● Job:
Each line from the line with "Recreate this image as a Python" to the line with "import seaborn as sns", inclusive, is to be repeated exactly; no other line and no picture belongs in the copy.
— start of Supplied information —
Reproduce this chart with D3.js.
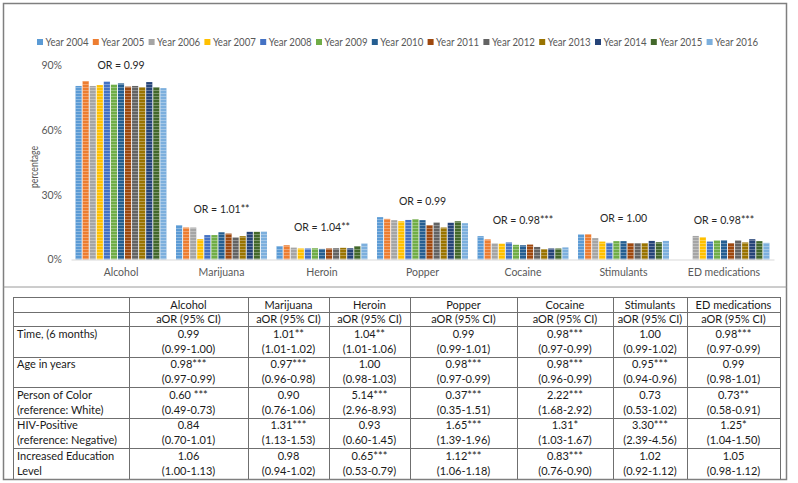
<!DOCTYPE html>
<html>
<head>
<meta charset="utf-8">
<script src="https://cdn.jsdelivr.net/npm/d3@7"></script>
<style>
  html, body { margin: 0; padding: 0; background: #fff; }
  svg { display: block; font-family: Lato, "Liberation Sans", sans-serif; }
</style>
</head>
<body>
<svg id="chart" width="798" height="483"></svg>
<script>
// ---------------- data ----------------
const years = ["Year 2004","Year 2005","Year 2006","Year 2007","Year 2008","Year 2009","Year 2010",
               "Year 2011","Year 2012","Year 2013","Year 2014","Year 2015","Year 2016"];
const yearColors = ["#5B9BD5","#ED7D31","#A5A5A5","#FFC000","#4472C4","#70AD47","#255E91",
                    "#9E480E","#636363","#997300","#264478","#43682B","#7CAFDD"];
const categories = ["Alcohol","Marijuana","Heroin","Popper","Cocaine","Stimulants","ED medications"];

// percentage by year (2004..2016) per category
const alcohol     = [80.3, 82.6, 80.3, 80.7, 82.3, 80.9, 81.5, 80.0, 80.3, 79.7, 82.1, 79.7, 79.3];
const marijuana   = [15.9, 14.8, 14.8,  9.4, 11.3, 11.3, 12.6, 12.0, 10.2, 10.8, 12.8, 12.8, 12.9];
const heroin      = [ 6.2,  6.6,  5.5,  5.1,  5.1,  5.2,  4.9,  5.1,  5.2,  5.4,  5.2,  6.2,  7.4];
const popper      = [19.6, 18.8, 18.2, 17.7, 18.3, 18.7, 18.2, 15.9, 17.1, 14.8, 17.0, 17.7, 16.8];
const cocaine     = [10.8,  9.3,  7.4,  7.3,  7.9,  6.8,  6.6,  6.9,  5.8,  4.8,  5.1,  5.1,  5.6];
const stimulants  = [11.6, 11.7,  9.9,  8.3,  7.7,  8.5,  8.5,  7.6,  7.6,  7.6,  8.6,  8.0,  8.6];
const edMeds      = [null, null, 10.9, 10.3,  8.3,  8.8,  8.9,  7.6,  8.8,  7.9,  9.4,  8.5,  7.7];
const seriesByCategory = [alcohol, marijuana, heroin, popper, cocaine, stimulants, edMeds];

const orLabels = ["OR = 0.99","OR = 1.01**","OR = 1.04**","OR = 0.99","OR = 0.98***","OR = 1.00","OR = 0.98***"];
const yTicks = [0, 30, 60, 90];

// table
const tableHeader2 = "aOR (95% CI)";
const rowLabels = [["Time, (6 months)"],["Age in years"],["Person of Color","(reference: White)"],
                   ["HIV-Positive","(reference: Negative)"],["Increased Education","Level"]];
const aorTime   = ["0.99","1.01**","1.04**","0.99","0.98***","1.00","0.98***"];
const ciTime    = ["(0.99-1.00)","(1.01-1.02)","(1.01-1.06)","(0.99-1.01)","(0.97-0.99)","(0.99-1.02)","(0.97-0.99)"];
const aorAge    = ["0.98***","0.97***","1.00","0.98***","0.98***","0.95***","0.99"];
const ciAge     = ["(0.97-0.99)","(0.96-0.98)","(0.98-1.03)","(0.97-0.99)","(0.96-0.99)","(0.94-0.96)","(0.98-1.01)"];
const aorColor  = ["0.60 ***","0.90","5.14***","0.37***","2.22***","0.73","0.73**"];
const ciColor   = ["(0.49-0.73)","(0.76-1.06)","(2.96-8.93)","(0.35-1.51)","(1.68-2.92)","(0.53-1.02)","(0.58-0.91)"];
const aorHIV    = ["0.84","1.31***","0.93","1.65***","1.31*","3.30***","1.25*"];
const ciHIV     = ["(0.70-1.01)","(1.13-1.53)","(0.60-1.45)","(1.39-1.96)","(1.03-1.67)","(2.39-4.56)","(1.04-1.50)"];
const aorEdu    = ["1.06","0.98","0.65***","1.12***","0.83***","1.02","1.05"];
const ciEdu     = ["(1.00-1.13)","(0.94-1.02)","(0.53-0.79)","(1.06-1.18)","(0.76-0.90)","(0.92-1.12)","(0.98-1.12)"];
const tableRows = [[aorTime,ciTime],[aorAge,ciAge],[aorColor,ciColor],[aorHIV,ciHIV],[aorEdu,ciEdu]];

// ---------------- drawing ----------------
const svg = d3.select("#chart");
const defs = svg.append("defs");
const pat = defs.append("pattern").attr("id","stripes").attr("patternUnits","userSpaceOnUse")
  .attr("width",6).attr("height",3);
pat.append("rect").attr("width",6).attr("height",1).attr("fill","#fff").attr("opacity",0.3);

const x0 = d3.scaleBand().domain(categories).range([71, 774]).paddingInner(0.095).paddingOuter(0.045);
const x1 = d3.scaleBand().domain(years).range([0, x0.bandwidth()]).paddingInner(0.13);
const y = d3.scaleLinear().domain([0, 90]).range([259.5, 65]);
const color = d3.scaleOrdinal().domain(years).range(yearColors);

// legend
const legend = svg.append("g").attr("transform","translate(37,42)");
const li = legend.selectAll("g").data(years).join("g")
  .attr("transform",(d,i)=>`translate(${i*55.8},0)`);
li.append("rect").attr("x",0).attr("y",-3).attr("width",6).attr("height",6).attr("fill",d=>color(d));
li.append("text").attr("x",8.5).attr("y",0).attr("dy","0.35em")
  .attr("font-size",10.5).attr("fill","#595959")
  .attr("textLength",43).attr("lengthAdjust","spacingAndGlyphs").text(d=>d);

// y axis
const yAxis = svg.append("g").attr("transform","translate(66,0)")
  .call(d3.axisLeft(y).tickValues(yTicks).tickFormat(d=>d+"%").tickSize(0).tickPadding(4));
yAxis.select(".domain").remove();
yAxis.selectAll("text").attr("font-size",10.5).attr("fill","#595959").attr("font-family","Lato, sans-serif");

svg.append("text").attr("transform","translate(34,167) rotate(-90)")
  .attr("text-anchor","middle").attr("dy","0.35em").attr("font-size",10.5).attr("fill","#595959")
  .attr("textLength",42).attr("lengthAdjust","spacingAndGlyphs")
  .text("percentage");

// bars
const groups = svg.append("g").selectAll("g").data(categories).join("g")
  .attr("transform",d=>`translate(${x0(d)},0)`);
groups.each(function(cat, ci){
  const vals = years.map((yr,i)=>({yr, v: seriesByCategory[ci][i]})).filter(d=>d.v!=null);
  const g = d3.select(this);
  g.selectAll("rect.bar").data(vals).join("rect").attr("class","bar")
    .attr("x",d=>x1(d.yr)).attr("width",x1.bandwidth())
    .attr("y",d=>y(d.v)).attr("height",d=>y(0)-y(d.v)).attr("fill",d=>color(d.yr));
  g.selectAll("rect.str").data(vals).join("rect").attr("class","str")
    .attr("x",d=>x1(d.yr)).attr("width",x1.bandwidth())
    .attr("y",d=>y(d.v)).attr("height",d=>y(0)-y(d.v)).attr("fill","url(#stripes)");
  const mx = d3.max(vals, d=>d.v);
  g.append("text").attr("x",x0.bandwidth()/2).attr("y",y(mx)-16).attr("dy","0.35em")
    .attr("text-anchor","middle").attr("font-size",10.5).attr("fill","#262626").text(orLabels[ci]);
});

// x axis
const xAxis = svg.append("g").attr("transform",`translate(0,${y(0)})`)
  .call(d3.axisBottom(x0).tickSize(0).tickPadding(9));
xAxis.select(".domain").attr("stroke","#d9d9d9").attr("stroke-width",1.2);
xAxis.selectAll("text").attr("font-size",10.5).attr("fill","#595959").attr("font-family","Lato, sans-serif");

// frame
svg.append("rect").attr("x",3.5).attr("y",3.5).attr("width",783).attr("height",476)
  .attr("fill","none").attr("stroke","#7f7f7f").attr("stroke-width",1.5);
svg.append("line").attr("x1",3.5).attr("x2",786.5).attr("y1",287).attr("y2",287)
  .attr("stroke","#9a9a9a").attr("stroke-width",1);

// table
const colEdges = [13, 129, 248, 329, 410, 517, 613, 687, 780];
const hdrTop = 297, hdr1 = 15, hdr2 = 14, rowH = 30.5;
const rowEdges = [hdrTop, hdrTop+hdr1, hdrTop+hdr1+hdr2];
for (let i=1;i<=tableRows.length;i++) rowEdges.push(hdrTop+hdr1+hdr2+i*rowH);
const tbl = svg.append("g");
const tStroke = "#6f6f6f";
tbl.selectAll("line.h").data(rowEdges.slice(0, -1)).join("line").attr("class","h")
  .attr("x1",colEdges[0]).attr("x2",colEdges[colEdges.length-1])
  .attr("y1",d=>Math.round(d)+0.5).attr("y2",d=>Math.round(d)+0.5).attr("stroke",tStroke).attr("stroke-width",1);
tbl.selectAll("line.v").data(colEdges).join("line").attr("class","v")
  .attr("x1",d=>d+0.5).attr("x2",d=>d+0.5)
  .attr("y1",rowEdges[0]).attr("y2",479)
  .attr("stroke",tStroke).attr("stroke-width",1);

const colMid = i => (colEdges[i+1]+colEdges[i+2])/2;
const tfs = 11, tcol = "#1a1a1a";
categories.forEach((c,i)=>{
  tbl.append("text").attr("x",colMid(i)).attr("y",rowEdges[0]+hdr1/2+0.5).attr("dy","0.35em")
    .attr("text-anchor","middle").attr("font-size",tfs).attr("fill",tcol).text(c);
  tbl.append("text").attr("x",colMid(i)).attr("y",rowEdges[1]+hdr2/2+0.5).attr("dy","0.35em")
    .attr("text-anchor","middle").attr("font-size",tfs).attr("fill",tcol).text(tableHeader2);
});
tableRows.forEach((row,r)=>{
  const top = rowEdges[2+r];
  rowLabels[r].forEach((lab,k)=>{
    tbl.append("text").attr("x",colEdges[0]+4).attr("y",top+8+k*15).attr("dy","0.35em")
      .attr("font-size",tfs).attr("fill",tcol).text(lab);
  });
  row[0].forEach((v,i)=>{
    tbl.append("text").attr("x",colMid(i)).attr("y",top+8).attr("dy","0.35em")
      .attr("text-anchor","middle").attr("font-size",tfs).attr("fill",tcol).text(v);
    tbl.append("text").attr("x",colMid(i)).attr("y",top+23).attr("dy","0.35em")
      .attr("text-anchor","middle").attr("font-size",tfs).attr("fill",tcol).text(row[1][i]);
  });
});
</script>
</body>
</html>
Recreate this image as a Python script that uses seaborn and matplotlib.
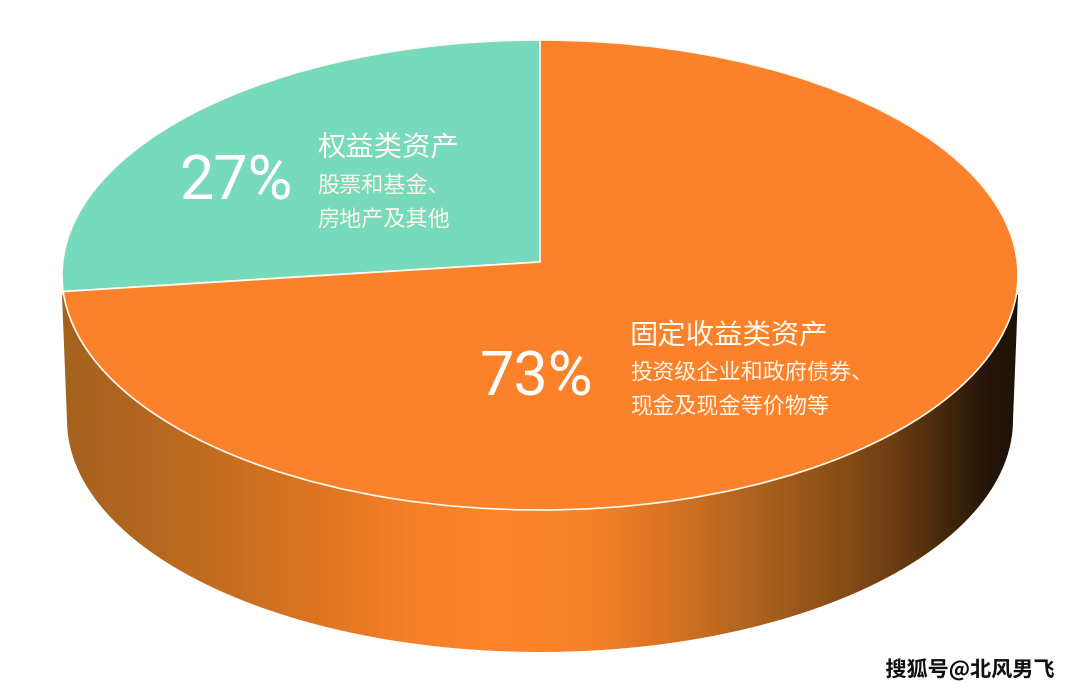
import numpy as np
import matplotlib
matplotlib.use("Agg")
import matplotlib.pyplot as plt
import matplotlib.patheffects as pe
from matplotlib.colors import LinearSegmentedColormap
from matplotlib.path import Path
from matplotlib.patches import PathPatch
from matplotlib.transforms import Transform
import seaborn as sns

sns.set_theme(style="white")
plt.rcParams["font.family"] = ["Noto Sans CJK SC", "DejaVu Sans"]

# data
categories = ["权益类资产", "固定收益类资产"]
shares = [27, 73]
details = [["股票和基金、", "房地产及其他"], ["投资级企业和政府债券、", "现金及现金等价物等"]]
watermark = "搜狐号@北风男飞"

palette = sns.color_palette(["#77DABC", "#FB822B"])

# layout (pixels)
CX, CY, RX, RY = 540, 275, 478, 235
APEX = 13
BOT_CY, BOT_RX, BOT_RY = 420, 473, 232
WALL_STOPS = [
    (0.00, "#A5621F"), (0.08, "#B2661F"), (0.25, "#D87421"), (0.36, "#F67F28"),
    (0.45, "#FD852B"), (0.55, "#F8822A"), (0.63, "#D97423"), (0.72, "#B0641F"),
    (0.80, "#8E5118"), (0.87, "#6D3E12"), (0.93, "#40250B"), (0.97, "#241509"),
    (1.00, "#1E1206"),
]


class Perspective(Transform):
    """Unit disc seen in perspective: its centre falls above the ellipse centre."""
    input_dims = 2
    output_dims = 2
    has_inverse = False
    is_separable = False

    def transform_non_affine(self, values):
        values = np.asarray(values, dtype=float)
        x, y = values[:, 0], values[:, 1]
        p = APEX / RY
        a = RX * np.sqrt(1 - (APEX / RY) ** 2)
        d = 1 + p * y
        return np.column_stack([CX + a * x / d, CY - (RY * y + APEX) / d])


fig = plt.figure(figsize=(10.8, 6.92), dpi=100, facecolor="white")
ax = fig.add_axes([0, 0, 1, 1])

# side wall
t = np.linspace(np.pi, 2 * np.pi, 240)
wall_x = CX + BOT_RX * np.cos(t)
wall_y = BOT_CY - BOT_RY * np.sin(t)
outline = np.column_stack([
    np.r_[wall_x, CX + RX, CX - RX, wall_x[0]],
    np.r_[wall_y, CY + 20, CY + 20, wall_y[0]],
])
clip = PathPatch(Path(outline), facecolor="none", edgecolor="none", transform=ax.transData)
ax.add_patch(clip)
cmap = LinearSegmentedColormap.from_list("wall", WALL_STOPS, N=512)
img = ax.imshow(
    np.linspace(0, 1, 512)[None, :], cmap=cmap, aspect="auto",
    extent=(CX - RX, CX + RX, BOT_CY + BOT_RY + 2, CY), zorder=1,
)
img.set_clip_path(clip)

# top disc
wedges, _ = ax.pie(
    shares, colors=palette, startangle=90, counterclock=True,
    wedgeprops=dict(edgecolor="#FFF9EE", linewidth=1.2, zorder=2),
)
persp = Perspective() + ax.transData
for w in wedges:
    w.set_transform(persp)
    w.set_zorder(2)

ax.set_aspect("auto")
ax.set_xlim(0, 1080)
ax.set_ylim(692, 0)
ax.set_axis_off()

# labels
pct_pos = [(236, 182), (536, 378)]
title_pos = [(317, 147), (630, 335)]
detail_pos = [[(317, 187), (317, 220)], [(630, 373), (630, 407)]]
for i, cat in enumerate(categories):
    ax.text(*pct_pos[i], f"{shares[i]}%", color="white", fontsize=44, family="Roboto",
            ha="center", va="center", zorder=3)
    ax.text(*title_pos[i], cat, color="#FFFBF2", fontsize=20.4, weight="medium",
            ha="left", va="center", zorder=3)
    for pos, line in zip(detail_pos[i], details[i]):
        ax.text(*pos, line, color="#FFF6E8", fontsize=15.9, ha="left", va="center", zorder=3)

ax.text(970, 670, watermark, color="#111111", fontsize=15.2, weight="bold", ha="center", va="center",
        zorder=3, path_effects=[pe.withStroke(linewidth=0.8, foreground="white")])

fig.savefig("out.png", dpi=100, facecolor="white")
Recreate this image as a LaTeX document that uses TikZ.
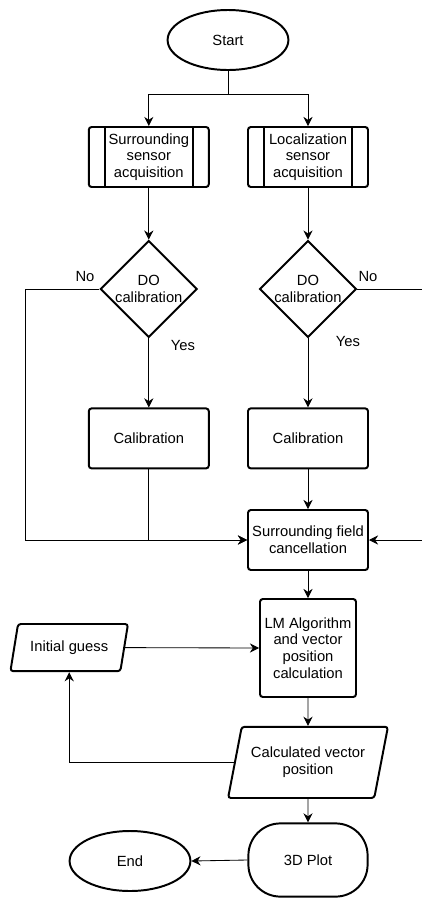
\documentclass[tikz,border=0pt]{standalone}
\usepackage{fontspec}
\setmainfont{Liberation Sans}
\usetikzlibrary{arrows.meta,calc,positioning,shapes.geometric}

\tikzset{
  base/.style={draw, line width=1.4pt, align=center, font=\fontsize{10.5}{11.8}\selectfont, inner sep=1pt},
  terminal/.style={base, ellipse, minimum width=3.02cm, minimum height=1.5cm},
  subproc/.style={base, rectangle, rounded corners=2pt, minimum width=3cm, minimum height=1.5cm},
  process/.style={base, rectangle, rounded corners=2pt, minimum width=3cm, minimum height=1.5cm},
  decision/.style={base, diamond, minimum width=2.42cm, minimum height=2.42cm, inner sep=0pt},
  io/.style={base, trapezium, trapezium left angle=70, trapezium right angle=110, trapezium stretches=true, rounded corners=2pt},
  display/.style={base, rectangle, rounded corners=0.8cm, minimum width=2.98cm, minimum height=1.83cm},
  arr/.style={-{Stealth[length=6.5pt,width=6.5pt]}, line width=0.6pt},
  link/.style={line width=0.6pt},
  lbl/.style={font=\fontsize{10.5}{12}\selectfont, inner sep=0pt}
}

\begin{document}
\begin{tikzpicture}
    \useasboundingbox (0,0) rectangle (10.525,-22.45);

    % Start and the two sensor branches
    \node[terminal] (start) at (5.7,-1.0) {Start};
    \node[subproc] (surr) at (3.72,-3.925) {Surrounding\\sensor\\acquisition};
    \node[subproc] (loc) at (7.7,-3.925) {Localization\\sensor\\acquisition};
    \foreach \n in {surr,loc} {
        \draw[line width=1.4pt] ([xshift=0.425cm]\n.north west) -- ([xshift=0.425cm]\n.south west);
        \draw[line width=1.4pt] ([xshift=-0.425cm]\n.north east) -- ([xshift=-0.425cm]\n.south east);
    }
    \draw[arr] (start.south) -- ++(0,-0.575) -| (surr.north);
    \draw[arr] (start.south) -- ++(0,-0.575) -| (loc.north);

    % Calibration decisions
    \node[decision] (decl) at (3.72,-7.225) {DO\\calibration};
    \node[decision] (decr) at (7.7,-7.225) {DO\\calibration};
    \draw[arr] (surr.south) -- (decl.north);
    \draw[arr] (loc.south) -- (decr.north);

    \node[process] (call) at (3.72,-10.96) {Calibration};
    \node[process] (calr) at (7.7,-10.96) {Calibration};
    \draw[arr] (decl.south) -- (call.north);
    \draw[arr] (decr.south) -- (calr.north);
    \node[lbl] (yesl) at (4.575,-8.625) {Yes};
    \node[lbl] (yesr) at (8.7,-8.525) {Yes};
    \node[lbl] (nol) at (2.125,-6.9) {No};
    \node[lbl] (nor) at (9.2,-6.9) {No};

    % Field cancellation
    \node[process] (cancel) at (7.7,-13.5) {Surrounding field\\cancellation};
    \draw[arr] (decl.west) -- ++(-1.85,0) |- (cancel.west);
    \draw[arr] (call.south) |- (cancel.west);
    \draw[arr] (calr.south) -- (cancel.north);
    \draw[arr] (decr.east) -- ++(3.5,0) |- (cancel.east);

    % Solver loop
    \node[process, minimum width=2.4cm, minimum height=2.45cm] (lm) at (7.7,-16.2) {LM Algorithm\\and vector\\position\\calculation};
    \node[io, minimum width=2.95cm, minimum height=1.18cm] (guess) at (1.73,-16.19) {Initial guess};
    \node[io, minimum width=4.03cm, minimum height=1.78cm] (vecpos) at (7.7,-19.06) {Calculated vector\\position};
    \draw[arr] (cancel.south) -- (lm.north);
    \draw[arr] (guess.east) -- (lm.west);
    \draw[arr] (lm.south) -- (vecpos.north);
    \draw[arr] (vecpos.west) -| (guess.south);

    % Output
    \node[display] (plot) at (7.7,-21.5) {3D Plot};
    \node[terminal] (finish) at (3.25,-21.525) {End};
    \draw[arr] (vecpos.south) -- (plot.north);
    \draw[arr] (plot.west) -- (finish.east);
\end{tikzpicture}
\end{document}
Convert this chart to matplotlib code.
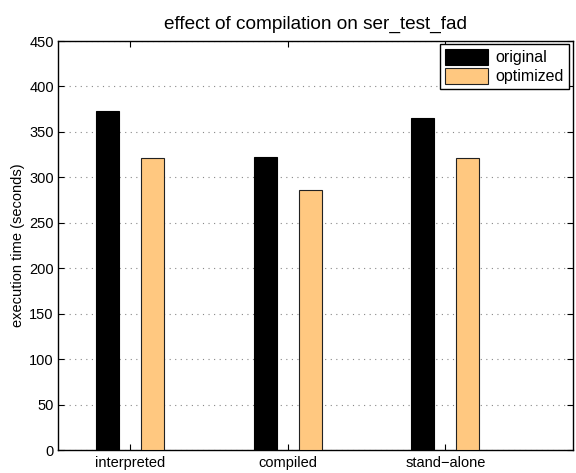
import numpy as np
import matplotlib
matplotlib.use("Agg")
import matplotlib.pyplot as plt

plt.rcParams["font.family"] = ["Liberation Sans", "DejaVu Sans"]

# data
categories = ["interpreted", "compiled", "stand\u2212alone"]
original = [373, 322, 365]
optimized = [321, 286, 321]

x = np.arange(1, len(categories) + 1)
w = 0.146
off = 0.143

fig = plt.figure(figsize=(5.76, 4.73), dpi=100)
ax = fig.add_axes([0.1007, 0.0486, 0.8941, 0.8647])

ax.bar(x - off, original, w, color="black", edgecolor="black", linewidth=0.8, label="original", zorder=3)
ax.bar(x + off, optimized, w, color="#ffc880", edgecolor="#222222", linewidth=0.8, label="optimized", zorder=3)

ax.set_xlim(0.54, 3.81)
ax.set_ylim(0, 450)
ax.set_yticks(np.arange(0, 451, 50))
ax.set_xticks(x)
ax.set_xticklabels(categories)
ax.tick_params(direction="in", top=True, right=True, labelsize=10.5, length=4, pad=3)
ax.tick_params(axis="x", pad=4)

ax.yaxis.grid(True, linestyle=(0, (1, 4)), color="#888888", linewidth=0.8, zorder=0)
ax.set_axisbelow(True)

for s in ax.spines.values():
    s.set_linewidth(1.0)

ax.set_ylabel("execution time (seconds)", fontsize=10.5, labelpad=3)
ax.set_title("effect of compilation on ser_test_fad", fontsize=13.7, pad=9)

leg = ax.legend(loc="upper right", fontsize=11.5, fancybox=False, framealpha=1,
                edgecolor="black", borderpad=0.3, handlelength=2.7, handleheight=1.15,
                handletextpad=0.5, labelspacing=0.15, borderaxespad=0.2,
                bbox_to_anchor=(0.998, 1.0))
leg.get_frame().set_linewidth(1.0)

fig.savefig("out.png", dpi=100)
— end of Supplied information —
● Written response:
Recreate this image as a Python script that uses seaborn and matplotlib.
import numpy as np
import matplotlib
matplotlib.use("Agg")
import matplotlib.pyplot as plt
import matplotlib.patheffects as pe
from matplotlib.colors import LinearSegmentedColormap
from matplotlib.path import Path
from matplotlib.patches import PathPatch
from matplotlib.transforms import Transform
import seaborn as sns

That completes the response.